The local install is worth the trouble only if (a) you need AudioGen for sound effects, (b) you want to fine-tune on your own audio, or (c) you’re integrating it into a pipeline where being offline matters. For “I just want to make a lofi clip,” the hosted Hugging Face Spaces demo answers that in a browser tab.

The architectural details, if you care: MusicGen uses an EnCodec model for audio tokenization feeding into an autoregressive transformer language model. The full method is in the Simple and Controllable Music Generation paper if you want to understand why the token interleaving pattern matters for output coherence.

FAQ

Can I run AudioCraft on a CPU only?

Yes, but generation takes minutes per sample instead of seconds. Use the 300M small model and don’t bother with melody conditioning – it’ll be unusable.

Why does the install insist on Python 3.9 when 3.11 is everywhere?

The hard dependency is actually xformers and PyTorch 2.1.0 binary wheels, not AudioCraft itself. Based on community reports, 3.10 has the highest success rate of the non-3.9 options. Python 3.11 works inconsistently – as of the 1.3.0 release window, some transitive dependencies didn’t have 3.11 wheels ready. If you hit a cryptic compile error on 3.10 or 3.11, go back to 3.9 and stop fighting it. The compatibility picture may have shifted since May 2024, so check the issue tracker first.

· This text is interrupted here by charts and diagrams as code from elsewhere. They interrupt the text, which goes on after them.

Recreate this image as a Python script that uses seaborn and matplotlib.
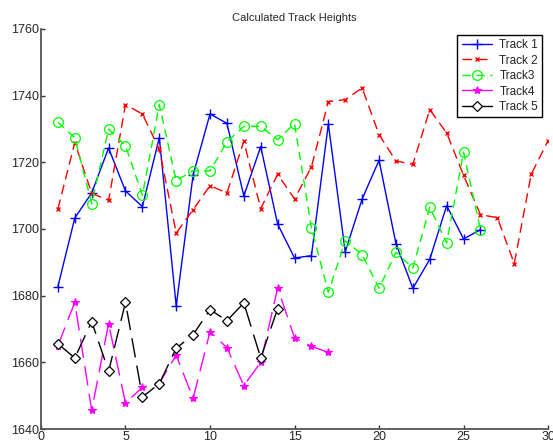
import numpy as np
import pandas as pd
import matplotlib
matplotlib.use('Agg')
import matplotlib.pyplot as plt
import seaborn as sns

# values
track1_x = list(range(1, 27))
track1_y = [1682.7, 1703.3, 1710.8, 1724.3, 1711.4, 1706.7, 1727.4, 1676.9, 1716.2, 1734.5,
            1731.7, 1709.9, 1724.7, 1701.5, 1691.3, 1692.0, 1731.5, 1693.2, 1709.0, 1720.6,
            1695.6, 1682.2, 1690.9, 1707.0, 1697.0, 1699.8]

track2_x = list(range(1, 31))
track2_y = [1706.0, 1725.9, 1710.7, 1708.6, 1737.3, 1734.5, 1723.9, 1698.8, 1705.8, 1713.0,
            1710.8, 1726.3, 1706.1, 1716.4, 1709.0, 1718.6, 1738.2, 1738.8, 1742.3, 1728.3,
            1720.4, 1719.4, 1735.8, 1728.8, 1716.1, 1704.3, 1703.4, 1689.6, 1716.4, 1726.5]

track3_x = list(range(1, 27))
track3_y = [1732.0, 1727.4, 1707.6, 1730.0, 1725.0, 1710.1, 1737.3, 1714.5, 1717.5, 1717.4,
            1726.1, 1730.8, 1730.8, 1726.8, 1731.6, 1700.3, 1681.0, 1696.4, 1692.3, 1682.2,
            1693.0, 1688.3, 1706.5, 1695.8, 1723.0, 1699.8]

track4_x = list(range(1, 18))
track4_y = [1665.0, 1678.0, 1645.6, 1671.6, 1647.8, 1652.5, 1653.8, 1662.1, 1649.2, 1669.2,
            1664.4, 1653.0, 1660.0, 1682.3, 1667.4, 1664.8, 1663.0]

track5_x = list(range(1, 15))
track5_y = [1665.6, 1661.3, 1672.2, 1657.3, 1678.0, 1649.6, 1653.6, 1664.2, 1668.3, 1675.8,
            1672.5, 1677.8, 1661.3, 1676.1]

labels = ['Track 1', 'Track 2', 'Track3', 'Track4', 'Track 5']

sns.set_style('ticks')
plt.rcParams['font.family'] = ['Liberation Sans', 'DejaVu Sans']
plt.rcParams['xtick.direction'] = 'in'
plt.rcParams['ytick.direction'] = 'in'

fig = plt.figure(figsize=(5.53, 4.43), dpi=100)
ax = fig.add_axes([0.0741, 0.0316, 0.917, 0.903])

series = [
    (track1_x, track1_y, dict(color='#0000ff', marker='+', markersize=7.5, markeredgewidth=1,
                              markeredgecolor='#0000ff', linestyle='-')),
    (track2_x, track2_y, dict(color='#ff0000', marker='x', markersize=3.5, markeredgewidth=1,
                              markeredgecolor='#ff0000', linestyle=(0, (7, 4)))),
    (track3_x, track3_y, dict(color='#00ff00', marker='o', markersize=7, markerfacecolor='none',
                              markeredgecolor='#00ff00', markeredgewidth=0.9, linestyle=(0, (6, 4)))),
    (track4_x, track4_y, dict(color='#ff00ff', marker='*', markersize=6, markeredgewidth=0.8,
                              markeredgecolor='#ff00ff', linestyle=(0, (14, 6)))),
    (track5_x, track5_y, dict(color='black', marker='D', markersize=5, markerfacecolor='white',
                              markeredgecolor='black', markeredgewidth=0.9, linestyle=(0, (14, 6)))),
]

for (xs, ys, style), name in zip(series, labels):
    df = pd.DataFrame({'x': xs, 'y': ys})
    sns.lineplot(data=df, x='x', y='y', ax=ax, label=name, linewidth=1, **style)

ax.set_xlim(0, 30)
ax.set_ylim(1640, 1760)
ax.set_xticks(range(0, 31, 5))
ax.set_yticks(range(1640, 1761, 20))
ax.tick_params(labelsize=9, length=3, width=1, color='#333333', pad=1.5)
ax.set_xlabel('')
ax.set_ylabel('')
ax.set_title('Calculated Track Heights', fontsize=8, pad=6)
sns.despine(ax=ax)
for s in ['left', 'bottom']:
    ax.spines[s].set_linewidth(1.3)
    ax.spines[s].set_color('#555555')

leg = ax.legend(loc='upper right', fontsize=8.5, frameon=True, fancybox=False,
                edgecolor='black', handlelength=2.6, borderaxespad=0.5,
                labelspacing=0.3, borderpad=0.35, handletextpad=0.6)
leg.get_frame().set_linewidth(1)
leg.get_frame().set_alpha(1)
for h in leg.get_lines()[3:]:
    h.set_linestyle('-')

fig.savefig('out.png', dpi=100)
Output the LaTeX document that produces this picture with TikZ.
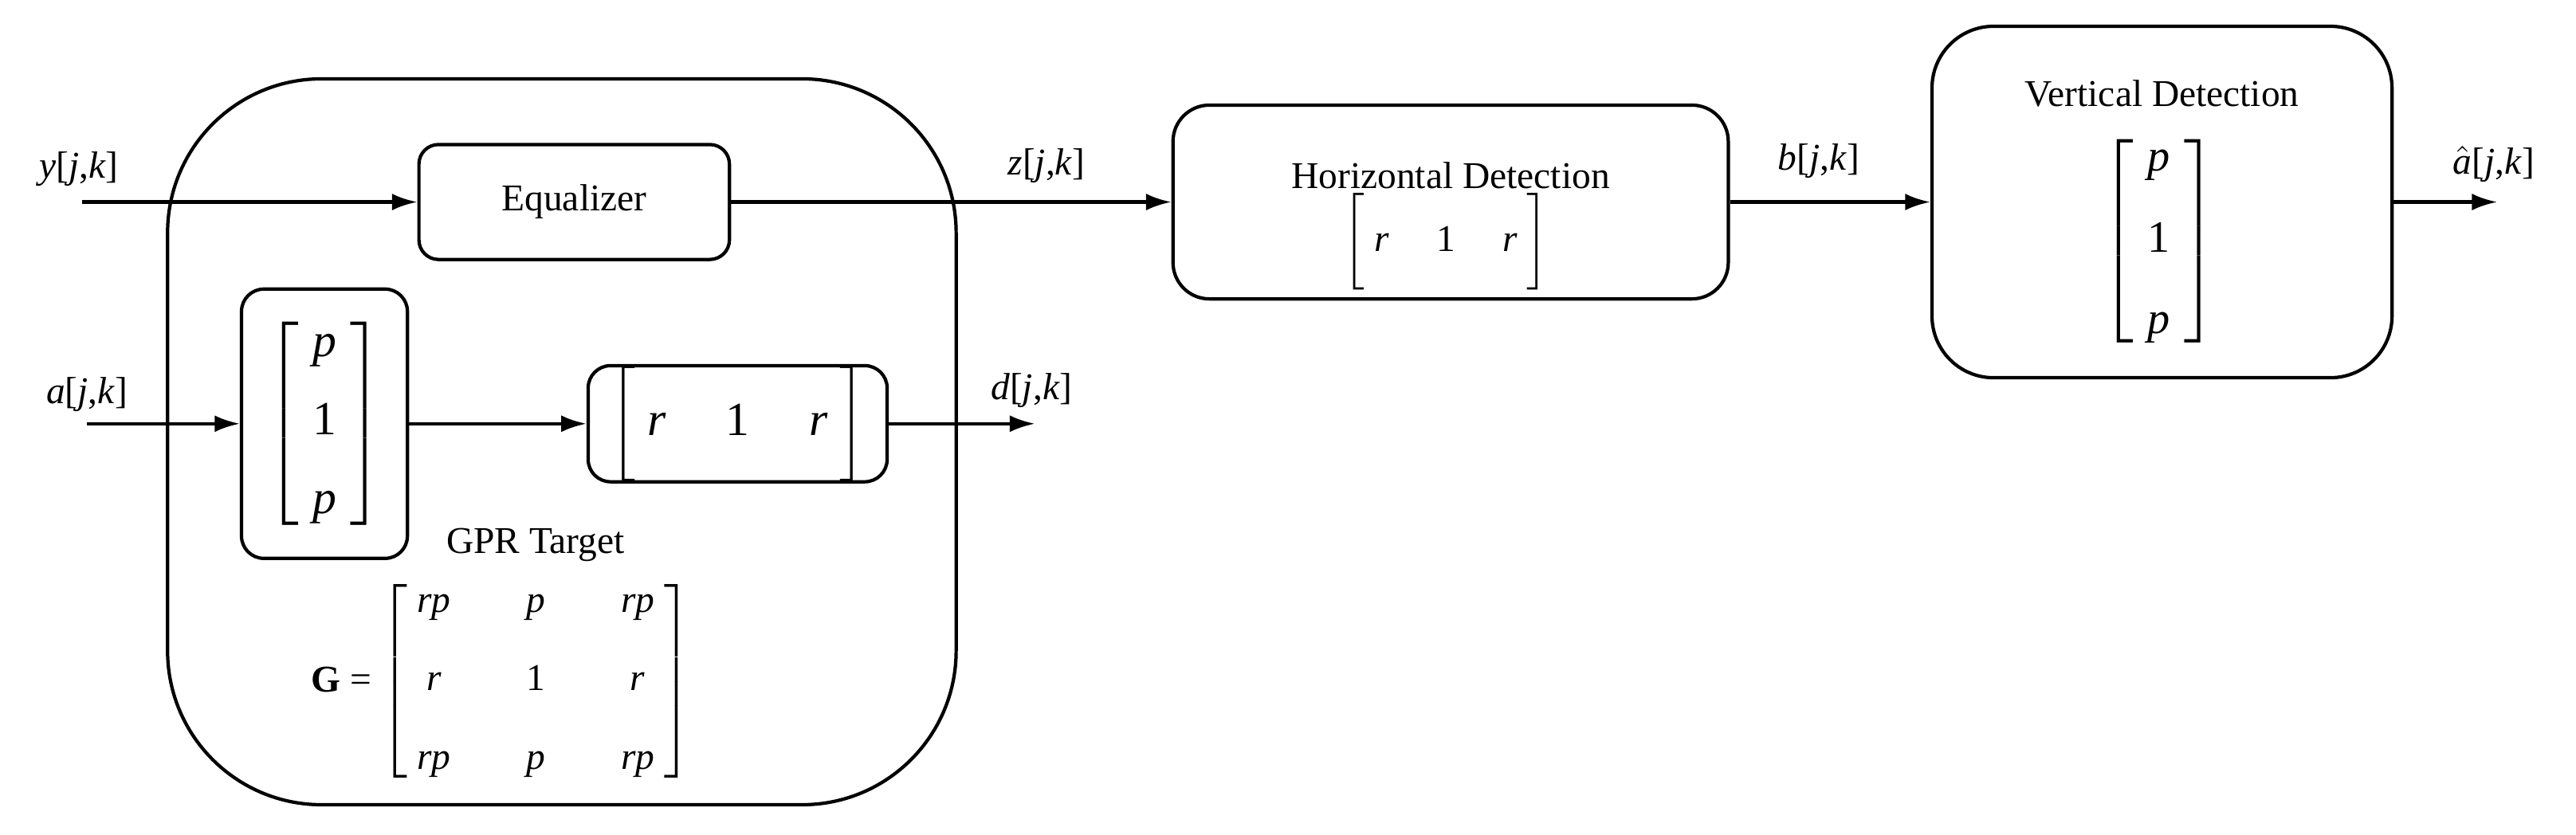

Can I use AudioCraft-generated music commercially?

No – and this trips people up because the MIT license on the code makes it sound like the answer is yes. It’s not. The model weights are CC-BY-NC 4.0, which covers the outputs. MIT governs the source code only. The weights are what generate the audio, so the non-commercial restriction applies to anything you produce with them.

Next step: run the verification snippet from the “First run” section above. If it prints a tensor shape, you’re done – open demos/musicgen_app.py and start generating. If it fails, scroll back to the error matching yours.